Text Synthesis Task 2: AI Generate Note feature
The second task is the AI Generate Note feature. It must be made clear here that we do not summarize Quranic verses. Doing so would violate the discipline of Quranic study.
The AI Generate Note feature generates notes for the user based on the translation of the current verse. The translation text is provided as the additional context in the prompt. This way, the text synthesis task is bound by a specific domain/document, i.e. this specific translation text. In other words, the majority of the text generated will rely on the translation text for context, with the remaining portion relying on the initial corpus for linguistic elements like syntax, grammar, and ontology.
To reiterate, the source document used here is only the verse translation, as it is the only structured data we currently have that is verifiably held to an acceptable standard. Contrasting this to Bing's implementation, a reference link for context documents is not required here as there is only one context document that is provided in the prompt, i.e. the current verse's translation text.
Of course, we can mimic Bing's implementation by having more context documents through the inclusion of unstructured data from web pages into the prompt, but this comes at a risk of reduced reliability with unreliable sources of commentary. Search engine ranking is not a reliable metric for commentary reliability.
Without further context documents, the current drawback is that the summaries will be rudimentary paraphrasings of the verse translation. On the other hand, we avoid "poisoning the well" by not including any further context other than a reputable translation of the verse.
For the reasons mentioned above, we have made a conscious decision to avoid using any external references as context.
UI/UX considerations
It is important to let the users realize that any AI-generated text cannot be trusted as authoritative in any way. The AI Generate Note is a feature that generates notes on behalf of the user. To get this idea across, the translation summarization is generated in the user's input box, where the user can add and edit the generated text as they see fit before confirming the addition of the note.
AI-Daleel's AI Note Generation feature.
Possible improvements to consider
We are aware of the dangers and issues that come with unreliable summarization of the translation of Quranic text, and it is a matter we consider seriously throughout the development of this product. As of now, we are able to achieve a good level of reliability by limiting the context to only the verse translation, at a cost of a lower level of insights generated.

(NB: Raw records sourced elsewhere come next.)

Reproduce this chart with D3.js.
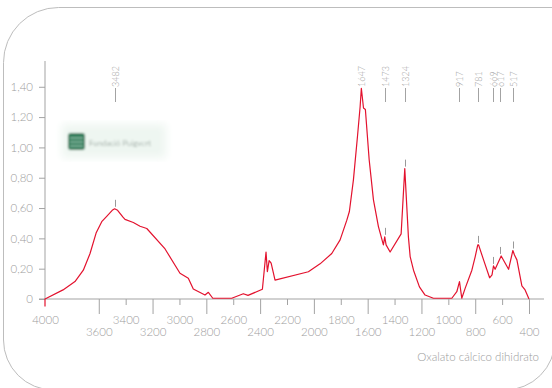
<!DOCTYPE html>
<html>
<head>
<meta charset="utf-8">
<script src="https://cdn.jsdelivr.net/npm/d3@7"></script>
<style>
  body { margin: 0; background: #fff; }
  svg text { font-family: Lato, "Open Sans", sans-serif; font-weight: 300; }
</style>
</head>
<body>
<script>
const width = 552;
const height = 388;

// espectro IR (numero de onda, absorbancia)
const wavenumbers = [4000, 4000, 3866, 3777, 3715, 3665, 3620, 3578, 3541, 3500, 3482, 3460, 3420, 3405,
  3343, 3293, 3243, 3107, 2996, 2934, 2897, 2810, 2785, 2752, 2611, 2525, 2490, 2383, 2356, 2346,
  2333, 2318, 2289, 2041, 1954, 1867, 1805, 1755, 1736, 1706, 1676, 1656, 1647, 1631, 1617, 1589,
  1557, 1520, 1483, 1473, 1463, 1433, 1351, 1324, 1297, 1284, 1259, 1215, 1173, 1111, 974, 937,
  917, 900, 875, 825, 800, 781, 775, 738, 693, 675, 664, 652, 607, 552, 520, 508, 490, 453, 429, 400];
const absorbance = [-0.05, 0, 0.06, 0.115, 0.19, 0.30, 0.435, 0.51, 0.545, 0.585, 0.595, 0.585, 0.54, 0.525,
  0.505, 0.48, 0.465, 0.33, 0.17, 0.137, 0.066, 0.026, 0.044, 0.005, 0.005, 0.035, 0.024, 0.064, 0.31, 0.18,
  0.253, 0.236, 0.125, 0.18, 0.232, 0.30, 0.39, 0.52, 0.577, 0.786, 1.07, 1.27, 1.39, 1.26, 1.25, 0.92,
  0.654, 0.478, 0.357, 0.41, 0.357, 0.31, 0.43, 0.86, 0.41, 0.28, 0.19, 0.08, 0.026, 0.005, 0.005, 0.048,
  0.115, 0.005, 0.07, 0.19, 0.28, 0.357, 0.357, 0.258, 0.14, 0.159, 0.218, 0.196, 0.284, 0.196, 0.32, 0.29, 0.258, 0.086, 0.06, 0];

const peaks = [3482, 1647, 1473, 1324, 917, 781, 669, 617, 517];
const peakMarked = [true, false, true, true, false, true, true, true, true];

const yTicks = [0, 0.2, 0.4, 0.6, 0.8, 1.0, 1.2, 1.4];
const xTicksUpper = [4000, 3400, 3000, 2600, 2200, 1800, 1400, 1000, 600];
const xTicksLower = [3600, 3200, 2800, 2400, 2000, 1600, 1200, 800, 400];
const title = 'Oxalato cálcico dihidrato';

const data = wavenumbers.map((w, i) => ({w: w, a: absorbance[i]}));

const svg = d3.select('body')
  .append('svg')
  .attr('width', width)
  .attr('height', height);

const defs = svg.append('defs');
defs.append('filter').attr('id', 'blur')
  .append('feGaussianBlur').attr('stdDeviation', 1.1);
defs.append('filter').attr('id', 'blur2')
  .append('feGaussianBlur').attr('stdDeviation', 4);

// marco: esquinas redondeadas salvo la superior derecha (fuera de la imagen)
const frame = d3.path();
const L = 3.5, T = 7.5, R = 555, B = 390, r1 = 55, r2 = 50;
frame.moveTo(L + r1, T);
frame.lineTo(R + 20, T);
frame.moveTo(R, T + 30);
frame.lineTo(R, B - r2);
frame.arcTo(R, B, R - r2, B, r2);
frame.lineTo(L + r2, B);
frame.arcTo(L, B, L, B - r2, r2);
frame.lineTo(L, T + r1);
frame.arcTo(L, T, L + r1, T, r1);
svg.append('path')
  .attr('d', frame.toString())
  .attr('fill', 'none')
  .attr('stroke', '#bdbdbd')
  .attr('stroke-width', 1);

const x = d3.scaleLinear().domain([4000, 400]).range([45, 529]);
const y = d3.scaleLinear().domain([0, 1.57]).range([299, 61]);

// marca de agua (logo difuminado)
const logo = svg.append('g').attr('filter', 'url(#blur)');
logo.append('rect').attr('x', 62).attr('y', 124).attr('width', 104).attr('height', 34)
  .attr('fill', '#eef6f1').attr('filter', 'url(#blur2)');
logo.append('rect').attr('x', 68).attr('y', 133).attr('width', 17).attr('height', 17)
  .attr('rx', 3).attr('fill', '#2f7a58');
[138, 142, 146].forEach(yy => {
  logo.append('line').attr('x1', 70).attr('x2', 83).attr('y1', yy).attr('y2', yy)
    .attr('stroke', '#bfe0cf').attr('stroke-width', 1);
});
logo.append('text').attr('x', 89).attr('y', 146)
  .attr('font-size', 8).attr('fill', '#6f7f77')
  .text('Fundació Puigvert');

const grey = '#a3a3a3';
const textGrey = '#9c9c9c';

// eje y
svg.append('line')
  .attr('x1', x(4000)).attr('x2', x(4000))
  .attr('y1', y(1.57)).attr('y2', y(0))
  .attr('stroke', grey);

const yAxis = svg.append('g')
  .attr('transform', `translate(${x(4000)},0)`)
  .call(d3.axisLeft(y).tickValues(yTicks).tickSize(6).tickPadding(6)
    .tickFormat(d => d === 0 ? '0' : d.toFixed(2).replace('.', ',')));
yAxis.select('.domain').remove();
yAxis.selectAll('line').attr('stroke', grey);
yAxis.selectAll('text').attr('fill', textGrey).attr('font-size', 11.5)
  .style('font-family', 'Lato, sans-serif').style('font-weight', 300);

// eje x
svg.append('line')
  .attr('x1', 39).attr('x2', 544)
  .attr('y1', y(0)).attr('y2', y(0))
  .attr('stroke', grey);

const xUpper = svg.append('g')
  .attr('transform', `translate(0,${y(0)})`)
  .call(d3.axisBottom(x).tickValues(xTicksUpper).tickSize(6).tickPadding(11).tickFormat(d3.format('d')));
xUpper.select('.domain').remove();
xUpper.selectAll('line').attr('stroke', grey).attr('opacity', d => d === 4000 ? 0 : 1);
xUpper.selectAll('text').attr('fill', textGrey).attr('font-size', 11.5)
  .style('font-family', 'Lato, sans-serif').style('font-weight', 300);

const xLower = svg.append('g')
  .attr('transform', `translate(0,${y(0)})`)
  .call(d3.axisBottom(x).tickValues(xTicksLower).tickSize(15).tickPadding(14).tickFormat(d3.format('d')));
xLower.select('.domain').remove();
xLower.selectAll('line').attr('stroke', grey);
xLower.selectAll('text').attr('fill', textGrey).attr('font-size', 11.5)
  .style('font-family', 'Lato, sans-serif').style('font-weight', 300)
  .attr('y', 29);

svg.append('text')
  .attr('x', 539).attr('y', 361)
  .attr('text-anchor', 'end')
  .attr('font-size', 11.5)
  .attr('fill', textGrey)
  .text(title);

// espectro
svg.append('path')
  .datum(data)
  .attr('fill', 'none')
  .attr('stroke', '#e3122e')
  .attr('stroke-width', 1.2)
  .attr('stroke-linejoin', 'round')
  .attr('d', d3.line().x(d => x(d.w)).y(d => y(d.a)));

// etiquetas de picos
function peakValue(p) {
  return d3.max(data.filter(d => Math.abs(d.w - p) <= 12), d => d.a);
}

const peakG = svg.append('g');
peaks.forEach((p, i) => {
  const px = Math.round(x(p)) + 0.5;
  peakG.append('text')
    .attr('transform', `translate(${px + 3},87) rotate(-90)`)
    .attr('font-size', 9)
    .attr('fill', textGrey)
    .text(p);
  if (p !== 1647) {
    peakG.append('line')
      .attr('x1', px).attr('x2', px)
      .attr('y1', 88).attr('y2', 102)
      .attr('stroke', grey);
  }
  if (peakMarked[i]) {
    const top = y(peakValue(p)) - 2;
    peakG.append('line')
      .attr('x1', px).attr('x2', px)
      .attr('y1', top - 7).attr('y2', top)
      .attr('stroke', '#999');
  }
});
</script>
</body>
</html>
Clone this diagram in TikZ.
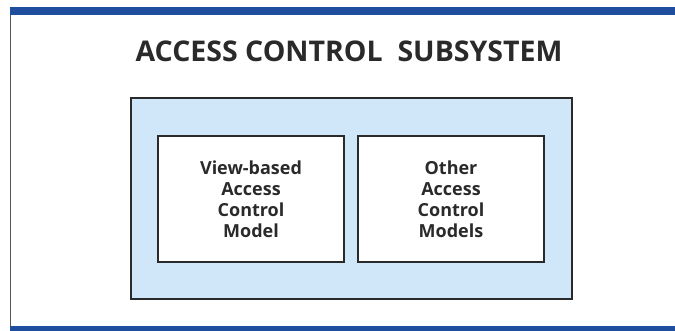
\documentclass[tikz,border=0pt]{standalone}
\usepackage{fontspec}
\setmainfont{Open Sans}
\definecolor{barblue}{HTML}{1F4E9E}
\definecolor{lightblue}{HTML}{CFE7F8}
\definecolor{ink}{HTML}{2A2A2A}
\begin{document}
\begin{tikzpicture}[x=1pt,y=-1pt,
  bar/.style={fill=barblue,draw=none},
  outerbox/.style={draw=ink,line width=1.6pt,fill=lightblue},
  modelbox/.style={draw=ink,line width=1.6pt,fill=white,minimum width=186pt,minimum height=126pt,inner sep=0pt,align=center,font=\fontsize{18}{21}\selectfont\bfseries,text=ink},
  titletext/.style={font=\fontsize{28.5}{32}\selectfont\bfseries,text=ink,anchor=base}]
\useasboundingbox (0,0) rectangle (675,331);
\fill[white] (0,0) rectangle (675,331);
\fill[bar] (10,7) rectangle (675,15);
\fill[bar] (10,326) rectangle (675,331);
\draw[draw=ink!80,line width=1pt] (10,15) -- (10,326);
\node[titletext] (title) at (349,62) {ACCESS CONTROL\ \ SUBSYSTEM};
\draw[outerbox] (131,98) rectangle (572,299);
\node[modelbox] (view) at (251,199) {View-based\\Access\\Control\\Model};
\node[modelbox] (other) at (451,199) {Other\\Access\\Control\\Models};
\end{tikzpicture}
\end{document}
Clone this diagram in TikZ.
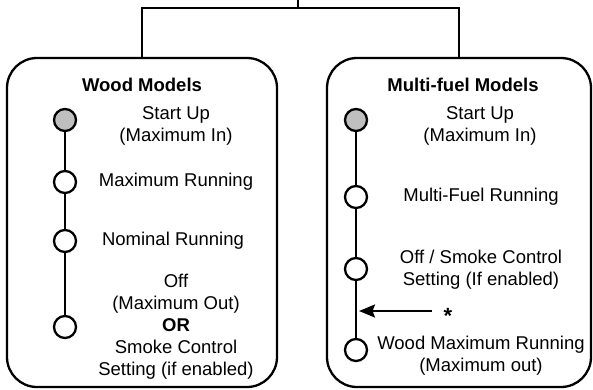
\documentclass[tikz,border=0pt]{standalone}
\usepackage{fontspec}
\setmainfont{Liberation Sans}
\usepackage{tikz}
\usetikzlibrary{calc, arrows.meta}

\begin{document}
\begin{tikzpicture}[x = 1pt, y = -1pt, line width = 2.2pt,
  model/.style = {draw, line width = 2.3pt, rounded corners = 30pt,
    minimum height = 329pt, inner sep = 0pt},
  stop/.style = {draw, circle, line width = 2.3pt, minimum size = 22pt,
    inner sep = 0pt, fill = white},
  txt/.style = {align = center, inner sep = 0pt, font = \fontsize{18.5}{22}\selectfont},
  head/.style = {txt, font = \fontsize{18.5}{22}\selectfont\bfseries}]
  \useasboundingbox (0, 0) rectangle (593, 389);

  % 枠
  \node [model, minimum width = 270pt] (wood) at (142, 222.5) {};
  \node [model, minimum width = 264pt] (multi) at (459, 222.5) {};

  % 上の線
  \coordinate (top) at (298, 0);
  \coordinate (split) at (298, 8);
  \draw (top) -- (split);
  \draw (wood.north) |- (split) -| (multi.north);

  % 見出し
  \node [head] (woodtitle) at (142, 85) {Wood Models};
  \node [head] (multititle) at (463, 85) {Multi-fuel Models};

  % 円 (Wood)
  \node [stop, fill = black!25] (w1) at (65, 120) {};
  \node [stop] (w2) at (65, 182) {};
  \node [stop] (w3) at (65, 241) {};
  \node [stop] (w4) at (65, 327) {};
  \draw (w1) -- (w2) -- (w3) -- (w4);

  % 円 (Multi-fuel)
  \node [stop, fill = black!25] (m1) at (356, 120) {};
  \node [stop] (m2) at (356, 197) {};
  \node [stop] (m3) at (356, 269) {};
  \node [stop] (m4) at (356, 350) {};
  \draw (m1) -- (m2) -- (m3) -- (m4);

  % 文字 (Wood)
  \node [txt] (wt1) at (176, 126) {Start Up\\(Maximum In)};
  \node [txt] (wt2) at (176, 182) {Maximum Running};
  \node [txt] (wt3) at (173, 241) {Nominal Running};
  \node [txt] (wt4) at (176, 327) {Off\\(Maximum Out)\\\textbf{OR}\\Smoke Control\\Setting (if enabled)};

  % 文字 (Multi-fuel)
  \node [txt] (mt1) at (480, 126) {Start Up\\(Maximum In)};
  \node [txt] (mt2) at (481, 197) {Multi-Fuel Running};
  \node [txt] (mt3) at (481, 269.5) {Off / Smoke Control\\Setting (If enabled)};
  \node [txt] (mt4) at (481, 355.5) {Wood Maximum Running\\(Maximum out)};

  % 矢印
  \node [txt, inner xsep = 11pt, font = \fontsize{22}{22}\selectfont] (star) at (448, 316) {\textbf{*}};
  \coordinate (hit) at (359, 311);
  \draw [-{Stealth[length = 16pt, width = 13pt, inset = 2.5pt]}] (hit -| star.west) -- (hit);
\end{tikzpicture}
\end{document}
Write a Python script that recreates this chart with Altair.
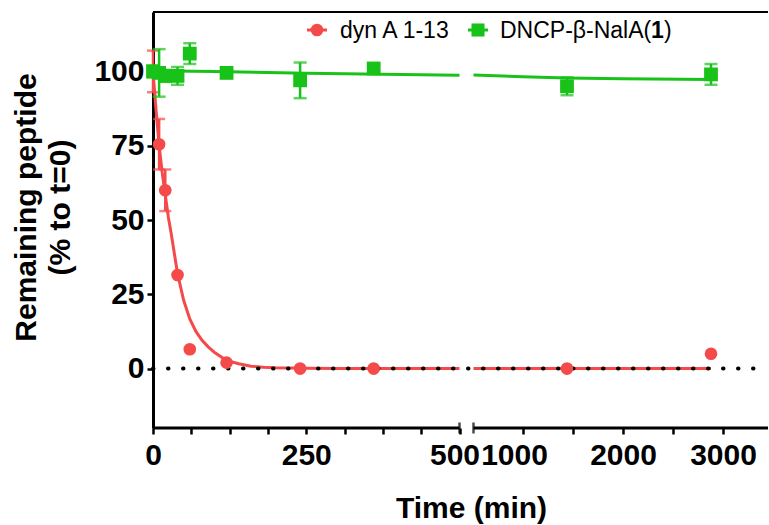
import altair as alt
import pandas as pd

# ---- data ----
red_t = [0, 10, 20, 40, 60, 120, 240, 360, 1440, 2880]
red_v = [100, 75.5, 60, 31.5, 6.5, 2, 0, 0, 0, 5]
red_err = [7, 8.5, 7, 0, 0, 0, 0, 0, 0, 0]

green_t = [0, 10, 20, 40, 60, 120, 240, 360, 1440, 2880]
green_v = [100, 99.5, 98.5, 98.5, 106, 99.5, 97, 101, 95, 99]
green_err = [2, 8, 2, 3, 3.5, 1, 6, 1, 3, 3.5]

# fitted curves; left / right of the axis break
red_fit_t = [0, 5, 10, 15, 20, 25, 30, 40, 50, 60, 70, 80, 90, 100, 120, 140, 160, 180, 200, 250, 300, 400, 500, 505, 2880]
red_fit_v = [100, 87, 75, 66, 58.5, 51, 45, 32, 23, 16.7, 12.5, 9.5, 7.3, 5.5, 2.7, 1.6, 0.8, 0.45, 0.25, 0.08, 0, 0, 0, 0, 0]
green_fit_t = [0, 100, 250, 500, 505, 1000, 1440, 2000, 2880]
green_fit_v = [100.2, 100, 99.4, 98.7, 98.8, 98.2, 97.8, 97.5, 97.3]

x_ticks = [0, 62.5, 125, 187.5, 250, 312.5, 375, 437.5, 500, 1000, 1500, 2000, 2500, 3000]
x_labels = [0, 250, 500, 1000, 2000, 3000]
y_ticks = [0, 25, 50, 75, 100]

BREAK_LO, BREAK_HI, X_MAX = 500, 505, 3450
Y_MIN, Y_MAX = -20, 120

RED = "#F44A4A"
GREEN = "#19C219"
FONT = "Liberation Sans"

W, H = 615, 416

# ---- frames ----
def seg(t):
    return "L" if t <= BREAK_LO else "R"

red_pts = pd.DataFrame({"t": red_t, "v": red_v, "e": red_err})
red_pts["lo"] = red_pts.v - red_pts.e
red_pts["hi"] = red_pts.v + red_pts.e
red_eb = red_pts[red_pts.e > 0]
green_pts = pd.DataFrame({"t": green_t, "v": green_v, "e": green_err})
green_pts["lo"] = green_pts.v - green_pts.e
green_pts["hi"] = green_pts.v + green_pts.e
green_eb = green_pts[green_pts.e > 0]

def caps(df):
    return pd.DataFrame({"t": list(df.t) * 2, "v": list(df.lo) + list(df.hi)})

red_fit = pd.DataFrame({"t": red_fit_t, "v": red_fit_v, "s": [seg(t) for t in red_fit_t]})
green_fit = pd.DataFrame({"t": green_fit_t, "v": green_fit_v, "s": [seg(t) for t in green_fit_t]})

xscale = alt.Scale(domain=[0, BREAK_LO, BREAK_HI, X_MAX], range=[0, 306.5, 320.5, W], nice=False, zero=False)
yscale = alt.Scale(domain=[Y_MIN, Y_MAX], nice=False, zero=False)

label_list = "[" + ",".join(str(v) for v in x_labels) + "]"
xaxis = alt.Axis(
    values=x_ticks, format="d",
    labelExpr=f"indexof({label_list}, datum.value) >= 0 ? datum.label : ''",
    domain=False, grid=False, tickSize=6, tickWidth=2.5, tickColor="black",
    labelFont=FONT, labelFontSize=30, labelFontWeight="bold", labelColor="black",
    labelPadding=6, labelOverlap=False, labelFlush=False,
    labelOffset={"condition": [{"test": "datum.value == 1000", "value": -9},
                               {"test": "datum.value == 500", "value": -5}], "value": 0},
    title="Time (min)", titleFont=FONT, titleFontSize=30, titleFontWeight="bold", titleColor="black",
    titleX=318, titleY=89, titleBaseline="alphabetic", titleAlign="center",
)
yaxis = alt.Axis(
    values=y_ticks, grid=False, domain=True, domainWidth=3, domainColor="black",
    tickSize=6, tickWidth=2.5, tickColor="black",
    labelFont=FONT, labelFontSize=30, labelFontWeight="bold", labelColor="black", labelPadding=3,
    title=["Remaining peptide", "(% to t=0)"], titleFont=FONT, titleFontSize=30, titleFontWeight="bold",
    titleColor="black", titleX=-118, titleY=195, titleAlign="center", titleBaseline="alphabetic",
    titleLineHeight=34, titleAngle=270,
)

def X(f="t"):
    return alt.X(f"{f}:Q", scale=xscale, axis=xaxis)

def Y(f="v"):
    return alt.Y(f"{f}:Q", scale=yscale, axis=yaxis)

top = alt.Chart(pd.DataFrame({"t": [0], "t2": [X_MAX], "v": [Y_MAX]})).mark_rule(
    color="black", strokeWidth=2).encode(x=X(), x2="t2:Q", y=Y())
xline = alt.Chart(pd.DataFrame({"t": [0, BREAK_HI], "t2": [BREAK_LO, X_MAX], "v": [Y_MIN, Y_MIN]})).mark_rule(
    color="black", strokeWidth=3).encode(x=X(), x2="t2:Q", y=Y())
breakcaps = alt.Chart(pd.DataFrame({"t": [BREAK_LO, BREAK_HI], "v": [Y_MIN, Y_MIN]})).mark_tick(
    orient="vertical", size=11, thickness=2.5, color="black").encode(x=X(), y=Y())

green_line = alt.Chart(green_fit).mark_line(color=GREEN, strokeWidth=3).encode(x=X(), y=Y(), detail="s:N")
red_line = alt.Chart(red_fit).mark_line(color=RED, strokeWidth=3).encode(x=X(), y=Y(), detail="s:N")
zero = alt.Chart(pd.DataFrame({"t": [0], "t2": [X_MAX], "v": [0]})).mark_rule(
    color="black", strokeWidth=4, strokeDash=[0.5, 14.5], strokeCap="round").encode(x=X(), x2="t2:Q", y=Y())

green_err_l = alt.Chart(green_eb).mark_rule(color=GREEN, strokeWidth=2.5).encode(x=X(), y=Y("lo"), y2="hi:Q")
green_caps = alt.Chart(caps(green_eb)).mark_tick(orient="horizontal", size=13, thickness=2.5, color=GREEN).encode(x=X(), y=Y())
green_pt = alt.Chart(green_pts).mark_point(shape="square", filled=True, size=190, color=GREEN, opacity=1).encode(x=X(), y=Y())
red_err_l = alt.Chart(red_eb).mark_rule(color=RED, strokeWidth=2.5).encode(x=X(), y=Y("lo"), y2="hi:Q")
red_caps = alt.Chart(caps(red_eb)).mark_tick(orient="horizontal", size=12, thickness=2.5, color=RED).encode(x=X(), y=Y())
red_pt = alt.Chart(red_pts).mark_point(shape="circle", filled=True, size=160, color=RED, opacity=1).encode(x=X(), y=Y())

# ---- legend ----
one = pd.DataFrame({"a": [0]})
LY = 18
LFS = 23
leg = [
    alt.Chart(one).mark_rule(color=RED, strokeWidth=3).encode(x=alt.value(154), x2=alt.value(174), y=alt.value(LY)),
    alt.Chart(one).mark_point(shape="circle", filled=True, size=160, color=RED, opacity=1).encode(x=alt.value(164), y=alt.value(LY)),
    alt.Chart(one).mark_text(align="left", baseline="middle", font=FONT, fontSize=LFS, color="black", text="dyn A 1-13").encode(x=alt.value(187), y=alt.value(LY + 1)),
    alt.Chart(one).mark_rule(color=GREEN, strokeWidth=3).encode(x=alt.value(315), x2=alt.value(335), y=alt.value(LY)),
    alt.Chart(one).mark_point(shape="square", filled=True, size=170, color=GREEN, opacity=1).encode(x=alt.value(325), y=alt.value(LY)),
    alt.Chart(one).mark_text(align="left", baseline="middle", font=FONT, fontSize=LFS, color="black", text="DNCP-β-NalA(").encode(x=alt.value(347), y=alt.value(LY + 1)),
    alt.Chart(one).mark_text(align="left", baseline="middle", font=FONT, fontSize=LFS, fontWeight="bold", color="black", text="1").encode(x=alt.value(498), y=alt.value(LY + 1)),
    alt.Chart(one).mark_text(align="left", baseline="middle", font=FONT, fontSize=LFS, color="black", text=")").encode(x=alt.value(511), y=alt.value(LY + 1)),
]

chart = alt.layer(
    top, xline, breakcaps, red_line, green_line, zero,
    red_err_l, red_caps, red_pt, green_err_l, green_caps, green_pt, *leg
).properties(
    width=W, height=H,
    autosize=alt.AutoSizeParams(type="none"),
    padding={"left": 153, "top": 12, "right": 1, "bottom": 97},
    background="white",
).configure_view(stroke=None)

chart.save("out.html", embed_options={"renderer": "svg", "actions": False})
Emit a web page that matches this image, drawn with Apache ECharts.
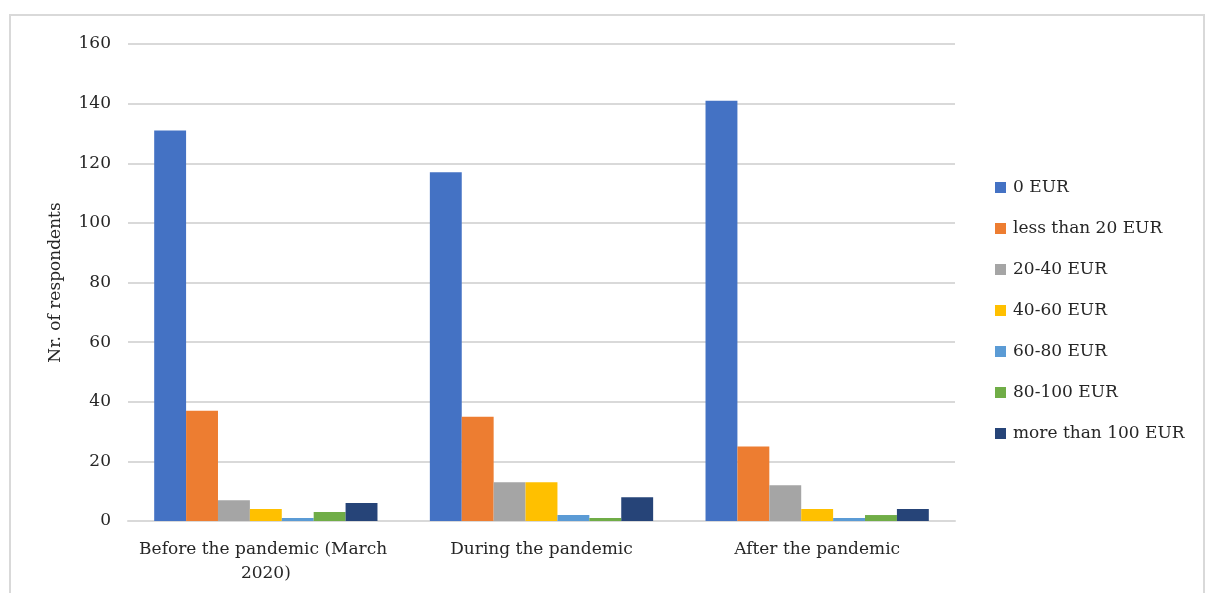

One possible pathway to improve insights generation without jeopardizing the reliability of context sources is to improve the al-Quran dataset we use by injecting structured (indexable) tafsir data like Tafsir Jalalayn and Tafsir al-Muyassar, both available from the Tanzil project, during the instruction phase. As our data is already structured with surah number and verse number as our indices, we might not need to make use of toolings like LangChain and vector stores to implement retrieval-augmented few-shot prompting. From a technical perspective, storing the structured tafsir data into embeddings would be pointless, as we do not need vector similarity to retrieve the documents — we already have one-to-one indices. In fact, doing so might even reduce the reliability of the generated text, as semantically similar tafsirs would be mixed together between different verses and Quranic contexts.
More research will need to be done behind the scenes with subject matter experts to verify the source documents before we can include this into our dataset. This way, we may be able to prevent unreliable, non-structured documents like the documents that would return from a search engine from reducing the overall reliability of the al-Quran translation summarization task.
With that said, as is the case with the translation of the meaning of al-Quran, no summary of the translation of the al-Quran is ever adequate. We can approach the Quranic Truth, but reaching it is not possible in the strictest sense of the word "adequate". Wallahua'lam.